Get ready…this is a long, long, long post. Almost as long as our 15-hour flight.

When we told our friends and family we were headed to Kathmandu, Nepal after our quick Taj Mahal detour, we received a mixed bag of responses. “Won’t that take two whole days to get there?” and “What’s in Nepal?” were the main questions, but when asked the inevitable, “Why?”, we would say “To see the world!” Honestly, there aren’t many “world-famous” attractions in Nepal, at least none that compare to the fame of the Taj Mahal, but we knew that Nepal was a place that many people haven’t visited, and it’s a place that is so unlike anything we’ve ever visited before. We toyed with the idea of visiting Cambodia and seeing Angkor Wat, but after my husband saw pictures of the spiders from that area, our decision became much easier!

Our Air India flight from New Delhi was a short hour and a half, but even on such a short flight we were still fed lunch. Once we landed, we walked into the airport from the plane and straight to the most hectic customs/immigration area I have ever seen. The kiosks to print your “Visa Upon Arrival” were fairly simple to use, but were quite laggy and there was not much order to the lines for them. Once we finally printed out our visas, we made our way over to the currency exchange counter. This was the ONLY negative experience we had in Nepal, and I will teach you the lesson we learned the hard way. There are signs that clearly state that they take Visa credit cards to exchange for the Nepalese Rupee, however, the agents very much want American dollars for their drawers.
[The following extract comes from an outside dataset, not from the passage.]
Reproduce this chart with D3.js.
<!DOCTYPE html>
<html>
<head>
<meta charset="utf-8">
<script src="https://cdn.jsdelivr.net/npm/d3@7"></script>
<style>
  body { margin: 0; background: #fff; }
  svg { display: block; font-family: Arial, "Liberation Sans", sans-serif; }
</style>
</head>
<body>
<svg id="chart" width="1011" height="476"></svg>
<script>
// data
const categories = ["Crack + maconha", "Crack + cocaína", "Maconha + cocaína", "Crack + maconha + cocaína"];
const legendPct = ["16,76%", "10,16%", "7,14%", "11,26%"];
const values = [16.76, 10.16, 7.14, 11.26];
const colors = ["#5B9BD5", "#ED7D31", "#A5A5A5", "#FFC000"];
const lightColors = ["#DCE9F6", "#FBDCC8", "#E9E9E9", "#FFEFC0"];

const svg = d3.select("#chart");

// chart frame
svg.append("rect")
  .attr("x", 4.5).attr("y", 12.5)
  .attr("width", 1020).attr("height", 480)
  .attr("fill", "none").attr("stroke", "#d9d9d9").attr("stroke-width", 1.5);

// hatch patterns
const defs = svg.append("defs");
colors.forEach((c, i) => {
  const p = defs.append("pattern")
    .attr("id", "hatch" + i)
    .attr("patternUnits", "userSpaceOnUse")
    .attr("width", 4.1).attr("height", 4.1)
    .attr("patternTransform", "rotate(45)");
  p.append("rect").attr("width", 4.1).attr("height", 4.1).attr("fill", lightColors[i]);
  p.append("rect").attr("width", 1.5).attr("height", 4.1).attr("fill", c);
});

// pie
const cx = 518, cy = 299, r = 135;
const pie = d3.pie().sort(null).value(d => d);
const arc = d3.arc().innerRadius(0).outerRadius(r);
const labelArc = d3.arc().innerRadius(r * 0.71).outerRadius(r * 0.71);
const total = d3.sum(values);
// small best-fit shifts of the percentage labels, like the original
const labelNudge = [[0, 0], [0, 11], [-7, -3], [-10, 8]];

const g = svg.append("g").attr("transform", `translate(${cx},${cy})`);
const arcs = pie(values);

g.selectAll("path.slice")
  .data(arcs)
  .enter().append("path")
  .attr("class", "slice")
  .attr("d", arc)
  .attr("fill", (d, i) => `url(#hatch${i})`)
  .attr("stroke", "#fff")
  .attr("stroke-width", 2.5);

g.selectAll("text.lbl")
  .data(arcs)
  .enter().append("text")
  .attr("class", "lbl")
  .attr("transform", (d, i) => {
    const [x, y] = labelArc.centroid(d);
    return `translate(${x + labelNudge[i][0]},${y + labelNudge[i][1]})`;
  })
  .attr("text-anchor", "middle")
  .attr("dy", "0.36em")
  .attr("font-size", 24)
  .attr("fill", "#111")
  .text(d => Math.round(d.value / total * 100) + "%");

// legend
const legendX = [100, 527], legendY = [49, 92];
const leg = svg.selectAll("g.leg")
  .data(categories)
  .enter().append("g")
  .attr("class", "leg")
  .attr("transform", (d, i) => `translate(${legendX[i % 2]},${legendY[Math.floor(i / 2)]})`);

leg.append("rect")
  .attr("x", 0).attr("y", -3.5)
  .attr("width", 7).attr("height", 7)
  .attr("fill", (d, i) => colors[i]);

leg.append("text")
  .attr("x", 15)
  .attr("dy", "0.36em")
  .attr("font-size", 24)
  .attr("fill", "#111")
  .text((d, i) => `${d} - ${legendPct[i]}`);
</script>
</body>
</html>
We made the mistake of pulling out our wallets while at the counter, and I’m sure the agent caught a glimpse of our cash. We wanted to use the card and save our dollars for later, but he had already seen our money, and when we asked to use our card, told us they didn’t take credit cards. We pointed to the sign above him, and after standing in a stare-down for probably 30 seconds, he huffed and snatched our credit card. He ran it and told us it was declined, which we knew was incorrect. We knew he had us where he wanted, and there wasn’t much we could do, so we handed over our cash. Not a great way to start our trip, but just a helpful tip for those traveling…DO NOT let them see your cash. Tell them you have none, and that you only brought credit cards. Also, once you are outside the airport, hold on to your bags. A man who was standing with our taxi driver offered to carry ours, and in the huge hustle and bustle that is the chaos of the Kathmandu airport, we allowed it. Once we were seated in our taxi, the man asked for what is the equivalent of $10. For carrying our bags literally 20 feet. Again, hold on to your bags.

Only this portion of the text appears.